Client threshold variations: the hidden factor

Your grade is not one grade. ISN calculates a separate score for each hiring client using that client's specific rubric. Same contractor, same documents — completely different letter grades depending on what each client weights.

Client A might weight insurance at 40 percent, RAVS at 30 percent, safety statistics at 20 percent, and training at 10 percent. Passing threshold for an A: 90 percent.

Client B might weight safety statistics at 40 percent, RAVS at 30 percent, insurance at 20 percent, and training at 10 percent. Passing threshold for an A: 85 percent.

A contractor with a 0.95 EMR and strong RAVS could be an A with Client A and a B with Client B — purely because Client B weights their weak point more heavily. This is why "how is my ISN grade" is the wrong question. The right question is "how is my grade with this specific client."

The real-life scenarios that drop grades

Here are the patterns that actually trigger grade drops, ranked by frequency:

  1. COI rejected for wrong Additional Insured wording. Your agent renewed, uploaded to ISN, ISN reviewed it 3 days later and rejected it because the client requires "XYZ Company and all subsidiaries" but the COI says "XYZ Company." The rejected document does not count — your grade drops as if you had no COI on file.

  2. Policy renewal uploaded but endorsements missing. Agent sent the ACORD 25, forgot to include the CG 20 10 Additional Insured endorsement or the WC 00 03 13 Waiver of Subrogation. Same result.

  3. RAVS category scored below threshold. You answered a Fall Protection question with a two-paragraph generic answer. ISN reviewer scored it 65 percent. Category threshold is 80 percent. Your whole RAVS section pulls down.

  4. Annual EMR recalculation. Your carrier issued a new EMR showing 1.02 instead of last year's 0.95. The three-year rolling window shifted. Clients with a 1.0 threshold now flag you.

  5. A document sits in "pending" and nobody notices. ISN reviewer requested clarification. The email landed in someone's inbox while they were out. Ten days later ISN auto-rejected it.

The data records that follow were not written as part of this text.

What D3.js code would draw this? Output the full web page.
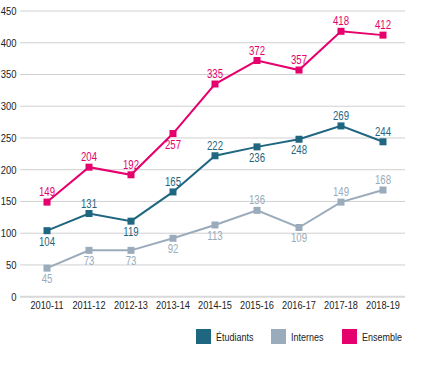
<!DOCTYPE html>
<html><head><meta charset="utf-8">
<script src="https://cdn.jsdelivr.net/npm/d3@7"></script>
<style>
body{margin:0;background:#fff;}
text{font-family:"Liberation Sans",Arial,sans-serif;}
</style></head>
<body><svg id="c" width="430" height="366"></svg>
<script>
const categories = ["2010-11","2011-12","2012-13","2013-14","2014-15","2015-16","2016-17","2017-18","2018-19"];
const etudiants = [104,131,119,165,222,236,248,269,244];
const internes  = [45,73,73,92,113,136,109,149,168];
const ensemble  = [149,204,192,257,335,372,357,418,412];
const yTicks = [0,50,100,150,200,250,300,350,400,450];
// label placement: 1 = above, -1 = below
const etuPos = [-1,1,-1,1,1,-1,-1,1,1];
const intPos = [-1,-1,-1,-1,-1,1,-1,1,1];
const ensPos = [1,1,1,-1,1,1,1,1,1];

const series = [
  {name:"Étudiants", values:etudiants, pos:etuPos, color:"#1f6680"},
  {name:"Internes", values:internes, pos:intPos, color:"#9aabbb"},
  {name:"Ensemble", values:ensemble, pos:ensPos, color:"#e6006e"}
];

const svg = d3.select("#c");
const x = d3.scalePoint().domain(categories).range([47,383]);
const y = d3.scaleLinear().domain([0,450]).range([296.7,11]);

function narrow(sel, r){
  sel.each(function(){
    const w = this.getComputedTextLength();
    d3.select(this).attr("textLength", w*r).attr("lengthAdjust","spacingAndGlyphs");
  });
}

// grid
svg.append("g").selectAll("line").data(yTicks).join("line")
  .attr("x1",20).attr("x2",405)
  .attr("y1",d=>y(d)).attr("y2",d=>y(d))
  .attr("stroke",d=>d===0?"#d9d9d9":"#d0d0d0")
  .attr("stroke-width",d=>d===0?2:1);

// y labels
svg.append("g").selectAll("text").data(yTicks).join("text")
  .attr("x",16.5).attr("y",d=>y(d)+4)
  .attr("text-anchor","end").attr("font-size",11.5).attr("fill","#222")
  .text(d=>d).call(narrow,0.82);

// x labels
svg.append("g").selectAll("text").data(categories).join("text")
  .attr("x",d=>x(d)).attr("y",309)
  .attr("text-anchor","middle").attr("font-size",11.5).attr("fill","#222")
  .text(d=>d).call(narrow,0.8);

const line = d3.line().x((d,i)=>x(categories[i])).y(d=>y(d));

series.forEach(s=>{
  const g = svg.append("g");
  g.append("path").attr("d",line(s.values)).attr("fill","none")
    .attr("stroke",s.color).attr("stroke-width",2);
  g.selectAll("rect").data(s.values).join("rect")
    .attr("x",(d,i)=>x(categories[i])-3.5).attr("y",d=>y(d)-3.5)
    .attr("width",7).attr("height",7).attr("fill",s.color);
  g.selectAll("text").data(s.values).join("text")
    .attr("x",(d,i)=>x(categories[i]))
    .attr("y",(d,i)=>s.pos[i]>0 ? y(d)-6 : y(d)+15)
    .attr("text-anchor","middle").attr("font-size",12).attr("fill",s.color)
    .text(d=>d).call(narrow,0.8);
});

// legend
const legX = [196,271,342];
const lg = svg.append("g").selectAll("g").data(series).join("g")
  .attr("transform",(d,i)=>`translate(${legX[i]},329)`);
lg.append("rect").attr("width",15).attr("height",15).attr("fill",d=>d.color);
lg.append("text").attr("x",20).attr("y",11.5).attr("font-size",11.5).attr("fill","#222")
  .text(d=>d.name).call(narrow,0.78);
</script></body></html>
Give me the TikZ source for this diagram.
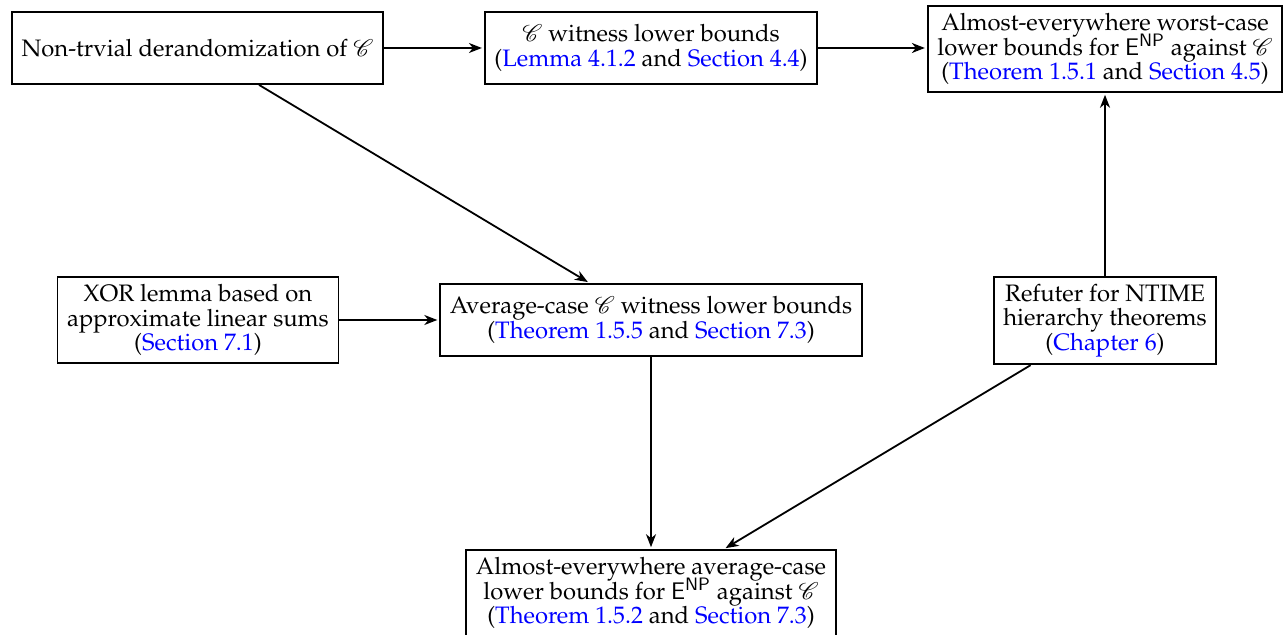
\documentclass[tikz,border=0pt]{standalone}
\usepackage[T1]{fontenc}
\usepackage{mathpazo}
\usepackage{mathrsfs}
\usetikzlibrary{arrows.meta}
\definecolor{linkblue}{rgb}{0,0,1}
\newcommand{\cls}{\ensuremath{\mathscr{C}}}
\newcommand{\ENP}{\smash{\ensuremath{\mathsf{E}^{\mathsf{NP}}}}}
\newcommand{\lnk}[1]{\textcolor{linkblue}{#1}}
\begin{document}
\begin{tikzpicture}[x=0.5pt,y=-0.5pt,
  box/.style={draw, line width=0.9pt, align=center, inner xsep=4.8pt, inner ysep=3.6pt,
    minimum height=36pt, font=\fontsize{11.9pt}{12.3pt}\selectfont},
  arr/.style={-{Stealth[length=6.5pt,width=5pt,inset=2pt]}, line width=0.9pt, shorten >=1pt}]
  \useasboundingbox (0,0) rectangle (1288,635);

  % top row
  \node[box] (nd) at (197.5,48) {Non-trvial derandomization of \cls};
  \node[box] (wl) at (651,48) {\cls{} witness lower bounds\\(\lnk{Lemma 4.1.2} and \lnk{Section 4.4})};
  \node[box] (wc) at (1105,49) {Almost-everywhere worst-case\\lower bounds for \ENP{} against \cls\\(\lnk{Theorem 1.5.1} and \lnk{Section 4.5})};

  % middle row
  \node[box] (xor) at (198,320) {XOR lemma based on\\approximate linear sums\\(\lnk{Section 7.1})};
  \node[box] (ac) at (651,320) {Average-case \cls{} witness lower bounds\\(\lnk{Theorem 1.5.5} and \lnk{Section 7.3})};
  \node[box] (rf) at (1105,320.5) {Refuter for NTIME\\hierarchy theorems\\(\lnk{Chapter 6})};

  % bottom, its lower edge runs off the page
  \node[box] (ae) at (651,593) {Almost-everywhere average-case\\lower bounds for \ENP{} against \cls\\(\lnk{Theorem 1.5.2} and \lnk{Section 7.3})};

  % connectors
  \draw[arr] (nd) -- (wl);
  \draw[arr] (wl.east) -- (wl.east -| wc.west);
  \draw[arr] (nd) -- (ac);
  \draw[arr] (xor) -- (ac);
  \draw[arr] (rf) -- (wc);
  \draw[arr] (ac) -- (ae);
  \draw[arr] (rf) -- (ae);
\end{tikzpicture}
\end{document}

  6. Client added a new requirement. Your client updated their requirements last quarter to require a new coverage type or training cert. You missed the notice.

None of these are unusual. All of them are preventable with consistent document tracking and 30-to-60-day advance notice on every expiration.

What to do if your grade just dropped

Log into ISN. Click the affected client's scorecard. Find the category that dropped. Identify the specific item — expired document, rejected upload, missed question. Fix it. Resubmit. ISN typically reviews within 3 to 7 business days and the grade updates.

If the cause is a RAVS rewrite or an EMR issue, communicate proactively with the affected client. A short email that says "We identified the gap, here is the fix, here is the timeline" preserves the relationship while the grade recovers. Clients remember how you handle the drop more than they remember the drop itself.

The honest takeaway

ISN grading looks arbitrary until you understand that each client is running their own rubric on top of a shared platform. Once you see that, your grade stops feeling random and starts feeling like a system you can track.

The contractors who consistently stay at A have someone whose job includes owning the ISN platform — tracking every document expiration 60 days out, reviewing each client's specific scorecard, and responding to reviewer questions within 24 hours. That is the most underrated hire in a small industrial subcontractor.